= Lady Anne Hill =

British bookseller and writer

Lady Anne Catherine Dorothy Hill (née Gathorne-Hardy; 12 October 1911 – 22 October 2006) was a British bookseller and writer.

==Life==
Lady Anne was born on 12 October 1911 in Methven, Perthshire, the daughter of Gathorne Gathorne-Hardy, 3rd Earl of Cranbrook and Lady Dorothy Montagu Boyle.

In 1936, she started working with George Heywood Hill, and together they launched Heywood Hill, which still operates as an independent bookshop in the central London district of Mayfair. In 1938, the pair married; he was a cousin of her sister-in-law Fidelity Cranbrook (née Seebohm, second wife of the fourth Earl). She had previously been engaged to James Lees-Milne, an expert in English country houses, and they remained on good terms.
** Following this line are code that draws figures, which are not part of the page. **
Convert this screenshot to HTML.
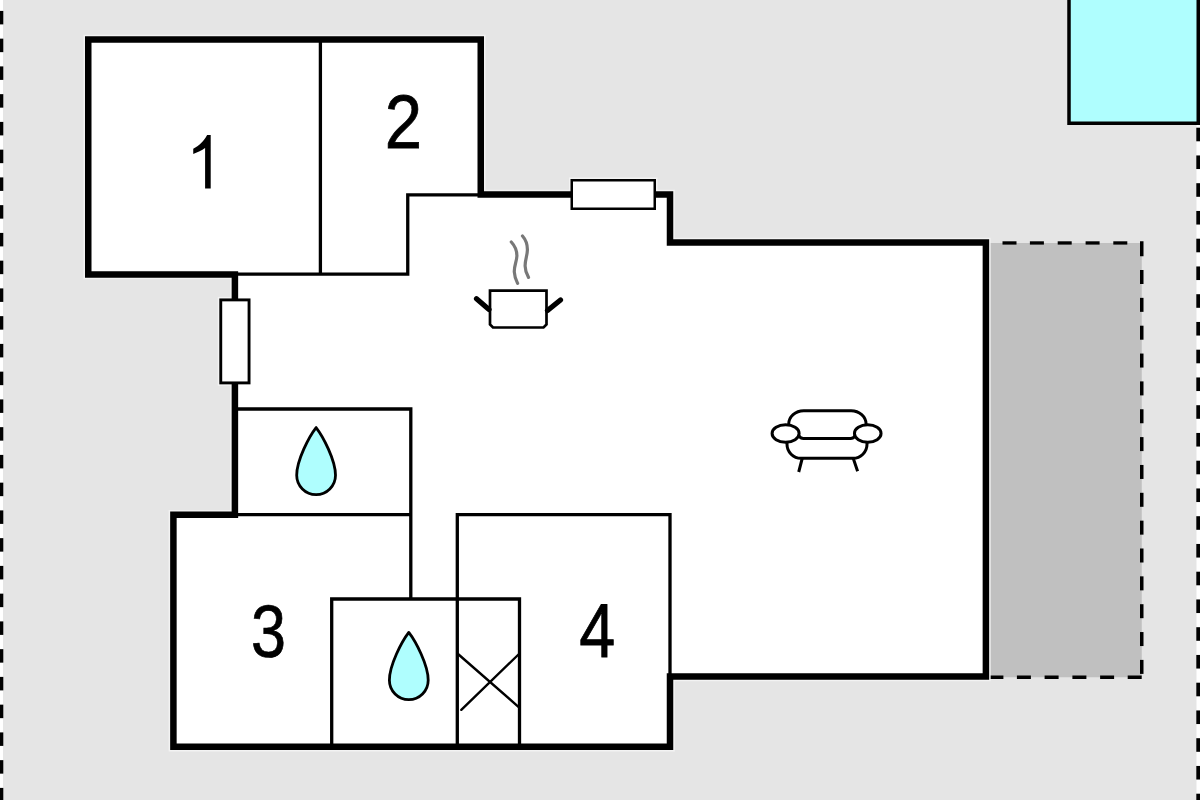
<!DOCTYPE html>
<html><head><meta charset="utf-8"><style>
html,body{margin:0;padding:0;background:#e5e5e5;width:1200px;height:800px;overflow:hidden;font-family:"Liberation Sans",sans-serif;}
svg{position:absolute;left:0;top:0;display:block}
</style></head><body>
<svg width="1200" height="800" viewBox="0 0 1200 800">
<rect x="0" y="0" width="3" height="800" fill="#fff"/>
<rect x="1196.5" y="125" width="3.5" height="675" fill="#fff"/>
<rect x="0.00" y="10.90" width="3.30" height="13.50"/>
<rect x="0.00" y="38.65" width="3.30" height="13.50"/>
<rect x="0.00" y="66.40" width="3.30" height="13.50"/>
<rect x="0.00" y="94.15" width="3.30" height="13.50"/>
<rect x="0.00" y="121.90" width="3.30" height="13.50"/>
<rect x="0.00" y="149.65" width="3.30" height="13.50"/>
<rect x="0.00" y="177.40" width="3.30" height="13.50"/>
<rect x="0.00" y="205.15" width="3.30" height="13.50"/>
<rect x="0.00" y="232.90" width="3.30" height="13.50"/>
<rect x="0.00" y="260.65" width="3.30" height="13.50"/>
<rect x="0.00" y="288.40" width="3.30" height="13.50"/>
<rect x="0.00" y="316.15" width="3.30" height="13.50"/>
<rect x="0.00" y="343.90" width="3.30" height="13.50"/>
<rect x="0.00" y="371.65" width="3.30" height="13.50"/>
<rect x="0.00" y="399.40" width="3.30" height="13.50"/>
<rect x="0.00" y="427.15" width="3.30" height="13.50"/>
<rect x="0.00" y="454.90" width="3.30" height="13.50"/>
<rect x="0.00" y="482.65" width="3.30" height="13.50"/>
<rect x="0.00" y="510.40" width="3.30" height="13.50"/>
<rect x="0.00" y="538.15" width="3.30" height="13.50"/>
<rect x="0.00" y="565.90" width="3.30" height="13.50"/>
<rect x="0.00" y="593.65" width="3.30" height="13.50"/>
<rect x="0.00" y="621.40" width="3.30" height="13.50"/>
<rect x="0.00" y="649.15" width="3.30" height="13.50"/>
<rect x="0.00" y="676.90" width="3.30" height="13.50"/>
<rect x="0.00" y="704.65" width="3.30" height="13.50"/>
<rect x="0.00" y="732.40" width="3.30" height="13.50"/>
<rect x="0.00" y="760.15" width="3.30" height="13.50"/>
<rect x="0.00" y="787.90" width="3.30" height="12.10"/>
<rect x="1196.30" y="127.70" width="3.70" height="13.60"/>
<rect x="1196.30" y="155.45" width="3.70" height="13.60"/>
<rect x="1196.30" y="183.20" width="3.70" height="13.60"/>
<rect x="1196.30" y="210.95" width="3.70" height="13.60"/>
<rect x="1196.30" y="238.70" width="3.70" height="13.60"/>
<rect x="1196.30" y="266.45" width="3.70" height="13.60"/>
<rect x="1196.30" y="294.20" width="3.70" height="13.60"/>
<rect x="1196.30" y="321.95" width="3.70" height="13.60"/>
<rect x="1196.30" y="349.70" width="3.70" height="13.60"/>
<rect x="1196.30" y="377.45" width="3.70" height="13.60"/>
<rect x="1196.30" y="405.20" width="3.70" height="13.60"/>
<rect x="1196.30" y="432.95" width="3.70" height="13.60"/>
<rect x="1196.30" y="460.70" width="3.70" height="13.60"/>
<rect x="1196.30" y="488.45" width="3.70" height="13.60"/>
<rect x="1196.30" y="516.20" width="3.70" height="13.60"/>
<rect x="1196.30" y="543.95" width="3.70" height="13.60"/>
<rect x="1196.30" y="571.70" width="3.70" height="13.60"/>
<rect x="1196.30" y="599.45" width="3.70" height="13.60"/>
<rect x="1196.30" y="627.20" width="3.70" height="13.60"/>
<rect x="1196.30" y="654.95" width="3.70" height="13.60"/>
<rect x="1196.30" y="682.70" width="3.70" height="13.60"/>
<rect x="1196.30" y="710.45" width="3.70" height="13.60"/>
<rect x="1196.30" y="738.20" width="3.70" height="13.60"/>
<rect x="1196.30" y="765.95" width="3.70" height="13.60"/>
<rect x="1196.30" y="793.70" width="3.70" height="6.30"/>
<rect x="1069" y="-5" width="129.25" height="128.25" fill="#affefe" stroke="#000" stroke-width="3.5"/>
<rect x="986" y="243" width="155.75" height="434.25" fill="#c0c0c0"/>
<rect x="1002.5" y="241.3" width="14" height="3.3"/>
<rect x="1029.9" y="241.3" width="14" height="3.3"/>
<rect x="1057.7" y="241.3" width="14" height="3.3"/>
<rect x="1085.6" y="241.3" width="14" height="3.3"/>
<rect x="1113.3" y="241.3" width="14" height="3.3"/>
<rect x="989.4" y="675.5" width="14" height="3.5"/>
<rect x="1016.9" y="675.5" width="14" height="3.5"/>
<rect x="1044.6" y="675.5" width="14" height="3.5"/>
<rect x="1072.4" y="675.5" width="14" height="3.5"/>
<rect x="1100.1" y="675.5" width="14" height="3.5"/>
<rect x="1127.7" y="675.5" width="14" height="3.5"/>
<rect x="1140" y="241.25" width="3.5" height="15.00"/>
<rect x="1140" y="270.00" width="3.5" height="14.00"/>
<rect x="1140" y="297.85" width="3.5" height="14.00"/>
<rect x="1140" y="325.70" width="3.5" height="14.00"/>
<rect x="1140" y="353.55" width="3.5" height="14.00"/>
<rect x="1140" y="381.40" width="3.5" height="14.00"/>
<rect x="1140" y="409.25" width="3.5" height="14.00"/>
<rect x="1140" y="437.10" width="3.5" height="14.00"/>
<rect x="1140" y="464.95" width="3.5" height="14.00"/>
<rect x="1140" y="492.80" width="3.5" height="14.00"/>
<rect x="1140" y="520.65" width="3.5" height="14.00"/>
<rect x="1140" y="548.50" width="3.5" height="14.00"/>
<rect x="1140" y="576.35" width="3.5" height="14.00"/>
<rect x="1140" y="604.20" width="3.5" height="14.00"/>
<rect x="1140" y="632.05" width="3.5" height="14.00"/>
<rect x="1140" y="659.90" width="3.5" height="14.00"/>
<path d="M88.25 39.5 H480.75 V194.6 H670 V242.5 H985.9 V676.5 H670 V746.8 H173.4 V514.8 H234.9 V274.5 H88.25 Z" fill="none" stroke="#f3f3f3" stroke-width="9.5" stroke-linejoin="miter"/>
<rect x="571.75" y="180.25" width="83" height="28.5" fill="none" stroke="#f3f3f3" stroke-width="5.5"/>
<rect x="220.75" y="299.9" width="28.3" height="83" fill="none" stroke="#f3f3f3" stroke-width="5.9"/>
<path d="M88.25 39.5 H480.75 V194.6 H670 V242.5 H985.9 V676.5 H670 V746.8 H173.4 V514.8 H234.9 V274.5 H88.25 Z" fill="#fff" stroke="#000" stroke-width="6.5" stroke-linejoin="miter"/>
<path d="M320.4 39.5 V274.2" fill="none" stroke="#000" stroke-width="3.3"/>
<path d="M234.9 274.2 H407.75 V194.9 H480.75" fill="none" stroke="#000" stroke-width="3.3"/>
<path d="M234.9 409 H410.8 V599" fill="none" stroke="#000" stroke-width="3.3"/>
<path d="M234.9 514.6 H410.8" fill="none" stroke="#000" stroke-width="3.3"/>
<path d="M331.7 746.8 V599 H519.5 V746.8" fill="none" stroke="#000" stroke-width="3.3"/>
<path d="M457.3 746.8 V514.6 H670 V676.5" fill="none" stroke="#000" stroke-width="3.3"/>
<rect x="571.75" y="180.25" width="83" height="28.5" fill="#fff" stroke="#000" stroke-width="2.5"/>
<rect x="220.75" y="299.9" width="28.3" height="83" fill="#fff" stroke="#000" stroke-width="2.9"/>
<path d="M458 654 L519 707.3 M461.3 709.8 L519 654" stroke="#000" stroke-width="2.4" stroke-linecap="round" fill="none"/>
<path d="M316.10 427.60 C309.10 436.60 296.70 460.20 296.70 475.20 A19.4 19.4 0 0 0 335.50 475.20 C335.50 460.20 323.10 436.60 316.10 427.60 Z" fill="#affefe" stroke="#000" stroke-width="2.8" stroke-linejoin="round"/>
<path d="M408.80 632.40 C401.80 641.40 389.40 665.20 389.40 680.20 A19.4 19.4 0 0 0 428.20 680.20 C428.20 665.20 415.80 641.40 408.80 632.40 Z" fill="#affefe" stroke="#000" stroke-width="2.8" stroke-linejoin="round"/>
<path d="M490 290.6 H546.5 V324.5 L543.5 327.5 H493 L490 324.5 Z" fill="#fff" stroke="#000" stroke-width="2.7" stroke-linejoin="miter"/>
<path d="M476.5 298.8 L489 309.5 M560.5 300 L547.5 310.5" stroke="#000" stroke-width="5.2" stroke-linecap="round"/>
<path d="M511.3 242 C515 246 517 250 516.9 256 C516.6 262 514 266 514.3 272 C514.5 277 516 280 517.6 283.3" fill="none" stroke="#787878" stroke-width="3.2" stroke-linecap="round"/>
<path d="M522.5 236 C526 240 527.5 244 527.4 250 C527.2 256 525 260 525.1 266 C525.2 271 526.5 274 528.5 277.3" fill="none" stroke="#787878" stroke-width="3.2" stroke-linecap="round"/>

<g fill="none" stroke="#000" stroke-width="3" stroke-linecap="round">
<path d="M788.7 425 V424.2 A15 13.5 0 0 1 803.7 410.7 H851.1 A15 13.5 0 0 1 866.1 424.2 V425"/>
<path d="M787 443 V444.3 A14 14 0 0 0 801 458.3 H853 A14 14 0 0 0 867 444.3 V443"/>
<path d="M799.3 436.3 Q800.5 438.4 803.5 438.4 H850.5 Q853.5 438.4 854.7 436.3"/>
</g>
<path d="M802.2 458.5 L798.7 472 M853.3 458.5 L857.6 471.3" fill="none" stroke="#000" stroke-width="3" stroke-linecap="butt"/>
<ellipse cx="785.6" cy="433.5" rx="13.5" ry="8.7" fill="#fff" stroke="#000" stroke-width="3"/>
<ellipse cx="867.75" cy="433.5" rx="13.3" ry="8.7" fill="#fff" stroke="#000" stroke-width="3"/>

<text transform="translate(384.78,147.62) scale(0.6710,0.7535)" font-family="Liberation Sans, sans-serif" font-size="100" fill="#000" stroke="#000" stroke-width="1.0">2</text>
<text transform="translate(251.10,656.88) scale(0.6292,0.7472)" font-family="Liberation Sans, sans-serif" font-size="100" fill="#000" stroke="#000" stroke-width="1.0">3</text>
<text transform="translate(579.21,656.82) scale(0.6471,0.7529)" font-family="Liberation Sans, sans-serif" font-size="100" fill="#000" stroke="#000" stroke-width="1.0">4</text>
<path d="M207.1 135 L210.7 135 L210.7 188.5 L205.1 188.5 L205.1 148 C201 151 197 152.5 193.25 154 L193.25 148.75 C199 146 204 141 207.1 135 Z" fill="#000"/>
</svg>
</body></html>
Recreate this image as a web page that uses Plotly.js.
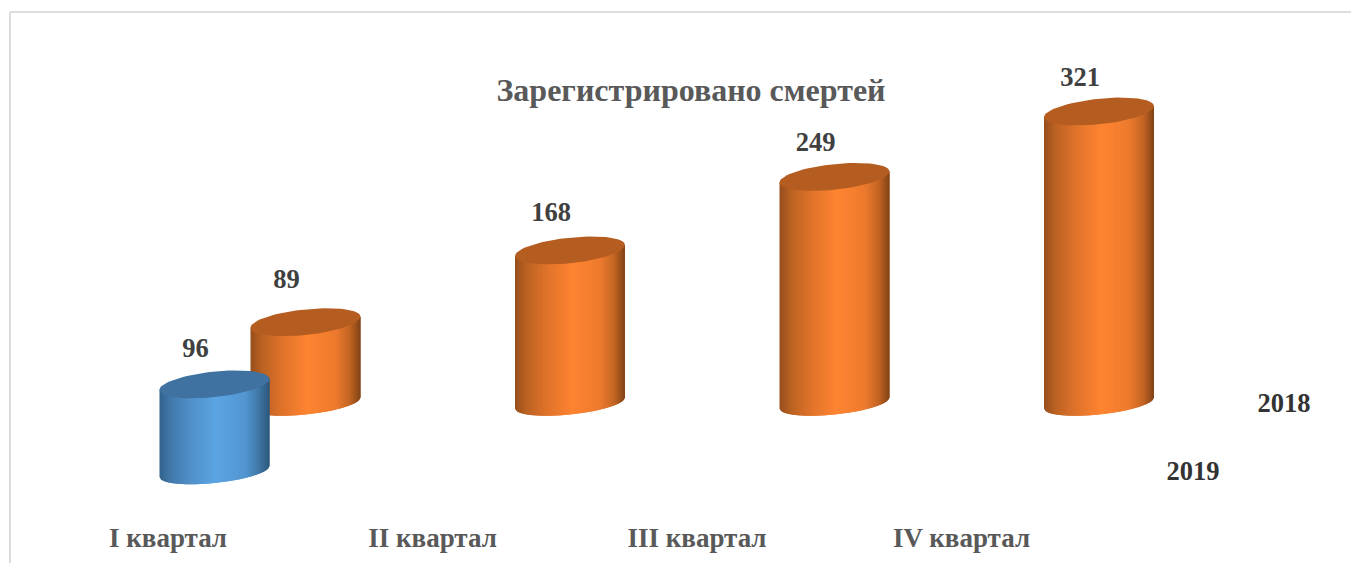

The Hills lived in Warwick Avenue, Maida Vale, and later in Richmond. They had two daughters.

She died in 2006 in Darsham, Suffolk.

==Works==
She researched her family tree and became intrigued by Captain Edward Trelawny, a friend of the poets Byron and Shelley. She published Trelawny's Strange Relations in 1956. Her account of running the bookshop while her husband was away at war appeared in print as A Bookseller's War (1997), mainly composed of letters between the couple.

==Family==
Her brothers were John, 4th Earl of Cranbrook, booksellers Edward and Robert, and Anthony, whose son was the writer Jonathan Gathorne-Hardy.